Investigators believe that former NFL player Phillip Adams may have been following a new religion or ideology before he shot and killed six people and himself in South Carolina earlier this month.
Law enforcement, per USA Today, found several notebooks with “cryptic writing with different designs and emblems” at Adams' home. Detectives, a search warrant said, were not sure if this was part of a potential motive.
Adams allegedly “emerged from the woods” near the home of Dr. Robert Lesslie and “opened fire” on April 7. Police said that he killed six people at the home — Lesslie, his wife, their two grandchildren and two HVAC technicians who were working on the house. One of the technicians, who died days later, said he saw Adams go into the house before leaving and going “back through the woods the way he came.”
He was then found “deceased from a gunshot wound” at his nearby home. His brain is being tested for chronic traumatic encephalopathy, or CTE — the degenerative brain disease that can occur as a result of repeated brain trauma, which has been found in football players after death.
‘His mental health degraded fast’
Adams’ sister, Lauren, spoke to USA Today and was unaware about any new religion or ideology that he may have been following. He was, though, a religious person.
“He would just say that God’s got us,” she said, via USA Today.
Lauren said that her brother was writing a book, but didn’t know what it was about. She did notice that “his handwriting changed drastically.”
“I’ve never seen anything like it,’’ she said, via USA Today. “Just makes me think more that something was going on inside his head. … It was almost like another person was writing.’’

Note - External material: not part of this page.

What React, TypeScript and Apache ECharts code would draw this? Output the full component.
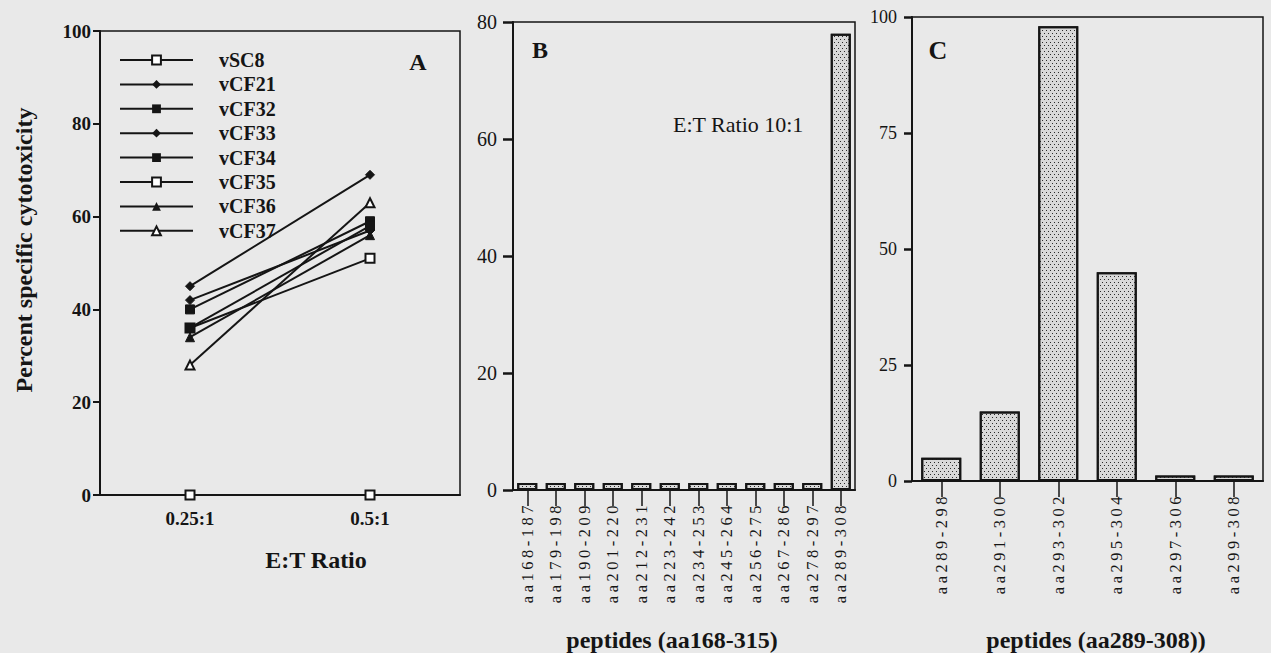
import React, { useEffect, useRef } from "react";
import * as echarts from "echarts";

const ratioCategories = ["0.25:1", "0.5:1"];
const vSC8 = [0, 0];
const vCF21 = [45, 69];
const vCF32 = [40, 59];
const vCF33 = [42, 57];
const vCF34 = [36, 58];
const vCF35 = [36, 51];
const vCF36 = [34, 56];
const vCF37 = [28, 63];

const peptidesB = [
  "aa168-187", "aa179-198", "aa190-209", "aa201-220", "aa212-231", "aa223-242",
  "aa234-253", "aa245-264", "aa256-275", "aa267-286", "aa278-297", "aa289-308",
];
const valuesB = [1.2, 1.2, 1.2, 1.2, 1.2, 1.2, 1.2, 1.2, 1.2, 1.2, 1.2, 78];

const peptidesC = ["aa289-298", "aa291-300", "aa293-302", "aa295-304", "aa297-306", "aa299-308"];
const valuesC = [5, 15, 98, 45, 1.2, 1.2];

const yTicksA = { min: 0, max: 100, interval: 20 };
const yTicksB = { min: 0, max: 80, interval: 20 };
const yTicksC = { min: 0, max: 100, interval: 25 };

const FONT = "Liberation Serif";
const INK = "#151515";

export default function App() {
  const ref = useRef<HTMLDivElement>(null);
  useEffect(() => {
    if (!ref.current) return;
    const chart = echarts.init(ref.current, undefined, { renderer: "svg" });

    const lineDefs = [
      { name: "vSC8", data: vSC8, symbol: "emptyRect", z: 2 },
      { name: "vCF21", data: vCF21, symbol: "diamond", z: 2 },
      { name: "vCF32", data: vCF32, symbol: "rect", z: 2 },
      { name: "vCF33", data: vCF33, symbol: "diamond", z: 2 },
      { name: "vCF34", data: vCF34, symbol: "rect", z: 2 },
      { name: "vCF35", data: vCF35, symbol: "emptyRect", z: 1 },
      { name: "vCF36", data: vCF36, symbol: "triangle", z: 2 },
      { name: "vCF37", data: vCF37, symbol: "emptyTriangle", z: 2 },
    ];

    const decal = {
      symbol: "rect",
      symbolSize: 1,
      color: "#2a2a2a",
      dashArrayX: [[1, 3], [0, 2, 1, 1]],
      dashArrayY: [1, 2],
    };

    const barStyle = {
      color: "#d8d8d8",
      borderColor: INK,
      borderWidth: 2,
      decal,
    };

    const axisLine = { show: true, lineStyle: { color: INK, width: 2 } };

    const txt = (text: string, x: number, y: number, size: number, bold: boolean, align = "center", rotation = 0) => ({
      type: "text",
      x,
      y,
      rotation,
      style: {
        text,
        fontFamily: FONT,
        fontSize: size,
        fontWeight: bold ? "bold" : "normal",
        fill: INK,
        textAlign: align,
        textVerticalAlign: "middle",
      },
    });

    const option: any = {
      animation: false,
      backgroundColor: "#e9e9e9",
      textStyle: { fontFamily: FONT },
      grid: [
        { left: 100, top: 31, width: 360, height: 464, show: true, borderColor: INK, borderWidth: 1.5, backgroundColor: "transparent" },
        { left: 513, top: 22, width: 342, height: 468, show: true, borderColor: INK, borderWidth: 1.5, backgroundColor: "transparent" },
        { left: 912, top: 17, width: 351, height: 464, show: true, borderColor: INK, borderWidth: 1.5, backgroundColor: "transparent" },
      ],
      legend: {
        orient: "vertical",
        left: 119,
        top: 50,
        padding: 0,
        itemWidth: 73,
        itemHeight: 11,
        itemGap: 4.4,
        data: lineDefs.map((d) => d.name),
        textStyle: {
          fontFamily: FONT,
          fontWeight: "bold",
          fontSize: 20,
          lineHeight: 20,
          color: INK,
          padding: [0, 0, 0, 21],
        },
      },
      xAxis: [
        {
          gridIndex: 0,
          type: "category",
          data: ratioCategories,
          boundaryGap: true,
          axisLine,
          axisTick: { show: false },
          axisLabel: { fontFamily: FONT, fontWeight: "bold", fontSize: 19, color: INK, margin: 14 },
          splitLine: { show: false },
        },
        {
          gridIndex: 1,
          type: "category",
          data: peptidesB,
          boundaryGap: true,
          axisLine,
          axisTick: { show: true, alignWithLabel: true, length: 16, lineStyle: { color: INK, width: 1.5 } },
          axisLabel: { fontFamily: FONT, fontSize: 16.5, color: INK, rotate: 90, interval: 0, margin: 12 },
          splitLine: { show: false },
        },
        {
          gridIndex: 2,
          type: "category",
          data: peptidesC,
          boundaryGap: true,
          axisLine,
          axisTick: { show: true, alignWithLabel: true, length: 16, lineStyle: { color: INK, width: 1.5 } },
          axisLabel: { fontFamily: FONT, fontSize: 16.5, color: INK, rotate: 90, interval: 0, margin: 12 },
          splitLine: { show: false },
        },
      ],
      yAxis: [
        {
          gridIndex: 0,
          type: "value",
          ...yTicksA,
          axisLine,
          axisTick: { show: true, length: 7, lineStyle: { color: INK, width: 2 } },
          axisLabel: { fontFamily: FONT, fontWeight: "bold", fontSize: 19, color: INK, margin: 9 },
          splitLine: { show: false },
        },
        {
          gridIndex: 1,
          type: "value",
          ...yTicksB,
          axisLine,
          axisTick: { show: true, length: 10, lineStyle: { color: INK, width: 2.5 } },
          axisLabel: { fontFamily: FONT, fontSize: 20, color: INK, margin: 16 },
          splitLine: { show: false },
        },
        {
          gridIndex: 2,
          type: "value",
          ...yTicksC,
          axisLine,
          axisTick: { show: true, length: 8, lineStyle: { color: INK, width: 2.5 } },
          axisLabel: { fontFamily: FONT, fontSize: 18, color: INK, margin: 15 },
          splitLine: { show: false },
        },
      ],
      series: [
        ...lineDefs.map((d) => ({
          name: d.name,
          type: "line",
          xAxisIndex: 0,
          yAxisIndex: 0,
          z: d.z,
          data: d.data,
          symbol: d.symbol,
          symbolSize: 9,
          color: INK,
          lineStyle: { color: INK, width: 2 },
          itemStyle: { color: INK, borderColor: INK },
        })),
        {
          name: "B",
          type: "bar",
          xAxisIndex: 1,
          yAxisIndex: 1,
          data: valuesB,
          barWidth: 20,
          itemStyle: barStyle,
        },
        {
          name: "C",
          type: "bar",
          xAxisIndex: 2,
          yAxisIndex: 2,
          data: valuesC,
          barWidth: 40,
          itemStyle: barStyle,
        },
      ],
      graphic: [
        txt("Percent specific cytotoxicity", 24, 250, 24, true, "center", Math.PI / 2),
        txt("E:T Ratio", 316, 560, 24, true),
        txt("A", 418, 62, 24, true),
        txt("B", 540, 50, 24, true),
        txt("C", 938, 50, 26, true),
        txt("E:T Ratio 10:1", 673, 124, 22, false, "left"),
        txt("peptides (aa168-315)", 672, 640, 24, true),
        txt("peptides (aa289-308))", 1096, 640, 24, true),
      ],
    };
    chart.setOption(option);
    return () => chart.dispose();
  }, []);

  return (
    <>
      <style>{`#chartbox text[style*="16.5px"] { letter-spacing: 3.5px; }`}</style>
      <div
        id="chartbox"
        ref={ref}
        style={{ position: "fixed", left: 0, top: 0, width: 1271, height: 653 }}
      />
    </>
  );
}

Adams played in the NFL for six seasons for six different teams, and last appeared with the Atlanta Falcons in 2015. He had recently moved back into his parents’ home in Rock Hill, South Carolina, in recent weeks, per the report.
His behavior over the past several years, Lauren said, had changed drastically.
“His mental health degraded fast and terribly bad,’’ Lauren said, via USA Today. “There was unusual behavior. I’m not going to get into all [the symptoms]. We definitely did notice signs of mental illness that was extremely concerning, that was not like we had ever seen.
"He wasn't a monster. He was struggling with his mental health."